===== DATA =====

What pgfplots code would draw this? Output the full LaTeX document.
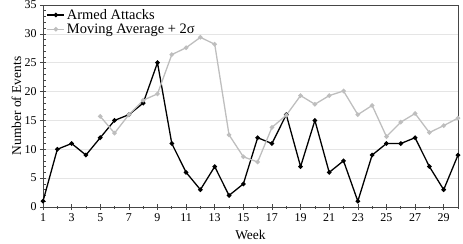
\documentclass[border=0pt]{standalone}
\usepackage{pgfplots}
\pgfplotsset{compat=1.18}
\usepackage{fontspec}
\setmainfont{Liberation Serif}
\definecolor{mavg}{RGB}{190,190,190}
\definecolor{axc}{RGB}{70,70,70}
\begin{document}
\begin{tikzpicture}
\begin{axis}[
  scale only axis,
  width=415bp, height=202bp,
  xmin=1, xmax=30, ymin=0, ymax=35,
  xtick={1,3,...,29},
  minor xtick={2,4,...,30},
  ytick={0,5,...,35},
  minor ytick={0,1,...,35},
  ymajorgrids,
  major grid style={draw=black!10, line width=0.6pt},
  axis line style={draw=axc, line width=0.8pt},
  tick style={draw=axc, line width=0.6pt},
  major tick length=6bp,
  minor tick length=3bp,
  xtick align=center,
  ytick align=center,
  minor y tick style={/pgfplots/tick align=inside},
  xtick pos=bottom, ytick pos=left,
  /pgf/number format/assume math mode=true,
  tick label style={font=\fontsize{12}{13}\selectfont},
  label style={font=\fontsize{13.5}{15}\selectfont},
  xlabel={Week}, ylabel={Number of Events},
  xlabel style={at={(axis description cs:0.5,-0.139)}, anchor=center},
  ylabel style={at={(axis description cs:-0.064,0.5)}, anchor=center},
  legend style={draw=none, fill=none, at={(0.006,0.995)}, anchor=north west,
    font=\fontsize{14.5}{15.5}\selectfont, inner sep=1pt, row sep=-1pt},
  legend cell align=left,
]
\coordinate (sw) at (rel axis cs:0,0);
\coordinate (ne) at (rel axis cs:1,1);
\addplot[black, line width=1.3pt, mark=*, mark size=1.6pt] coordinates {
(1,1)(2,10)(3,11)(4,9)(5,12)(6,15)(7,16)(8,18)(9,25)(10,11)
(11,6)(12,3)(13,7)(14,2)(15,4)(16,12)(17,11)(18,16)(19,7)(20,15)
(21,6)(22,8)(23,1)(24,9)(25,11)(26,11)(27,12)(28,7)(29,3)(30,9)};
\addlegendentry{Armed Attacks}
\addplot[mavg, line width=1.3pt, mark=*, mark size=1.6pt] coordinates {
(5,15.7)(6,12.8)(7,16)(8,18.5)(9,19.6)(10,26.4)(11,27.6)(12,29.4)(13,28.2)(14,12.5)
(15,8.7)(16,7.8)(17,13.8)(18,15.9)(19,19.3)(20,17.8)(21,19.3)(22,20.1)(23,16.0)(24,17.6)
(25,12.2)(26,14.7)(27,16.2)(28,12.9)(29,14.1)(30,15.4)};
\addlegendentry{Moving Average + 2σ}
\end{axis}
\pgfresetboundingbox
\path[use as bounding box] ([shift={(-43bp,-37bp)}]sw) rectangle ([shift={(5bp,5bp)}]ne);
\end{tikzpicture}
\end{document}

=====

▶ [STATED PROBLEM]:
Copy the material shown above in full and exactly. Skip the pictures.

▶ [EXERCISE OUTPUT]:
What pgfplots code would draw this? Output the full LaTeX document.
\documentclass[border=0pt]{standalone}
\usepackage{pgfplots}
\pgfplotsset{compat=1.18}
\usepackage{fontspec}
\setmainfont{Liberation Serif}
\definecolor{mavg}{RGB}{190,190,190}
\definecolor{axc}{RGB}{70,70,70}
\begin{document}
\begin{tikzpicture}
\begin{axis}[
  scale only axis,
  width=415bp, height=202bp,
  xmin=1, xmax=30, ymin=0, ymax=35,
  xtick={1,3,...,29},
  minor xtick={2,4,...,30},
  ytick={0,5,...,35},
  minor ytick={0,1,...,35},
  ymajorgrids,
  major grid style={draw=black!10, line width=0.6pt},
  axis line style={draw=axc, line width=0.8pt},
  tick style={draw=axc, line width=0.6pt},
  major tick length=6bp,
  minor tick length=3bp,
  xtick align=center,
  ytick align=center,
  minor y tick style={/pgfplots/tick align=inside},
  xtick pos=bottom, ytick pos=left,
  /pgf/number format/assume math mode=true,
  tick label style={font=\fontsize{12}{13}\selectfont},
  label style={font=\fontsize{13.5}{15}\selectfont},
  xlabel={Week}, ylabel={Number of Events},
  xlabel style={at={(axis description cs:0.5,-0.139)}, anchor=center},
  ylabel style={at={(axis description cs:-0.064,0.5)}, anchor=center},
  legend style={draw=none, fill=none, at={(0.006,0.995)}, anchor=north west,
    font=\fontsize{14.5}{15.5}\selectfont, inner sep=1pt, row sep=-1pt},
  legend cell align=left,
]
\coordinate (sw) at (rel axis cs:0,0);
\coordinate (ne) at (rel axis cs:1,1);
\addplot[black, line width=1.3pt, mark=*, mark size=1.6pt] coordinates {
(1,1)(2,10)(3,11)(4,9)(5,12)(6,15)(7,16)(8,18)(9,25)(10,11)
(11,6)(12,3)(13,7)(14,2)(15,4)(16,12)(17,11)(18,16)(19,7)(20,15)
(21,6)(22,8)(23,1)(24,9)(25,11)(26,11)(27,12)(28,7)(29,3)(30,9)};
\addlegendentry{Armed Attacks}
\addplot[mavg, line width=1.3pt, mark=*, mark size=1.6pt] coordinates {
(5,15.7)(6,12.8)(7,16)(8,18.5)(9,19.6)(10,26.4)(11,27.6)(12,29.4)(13,28.2)(14,12.5)
(15,8.7)(16,7.8)(17,13.8)(18,15.9)(19,19.3)(20,17.8)(21,19.3)(22,20.1)(23,16.0)(24,17.6)
(25,12.2)(26,14.7)(27,16.2)(28,12.9)(29,14.1)(30,15.4)};
\addlegendentry{Moving Average + 2σ}
\end{axis}
\pgfresetboundingbox
\path[use as bounding box] ([shift={(-43bp,-37bp)}]sw) rectangle ([shift={(5bp,5bp)}]ne);
\end{tikzpicture}
\end{document}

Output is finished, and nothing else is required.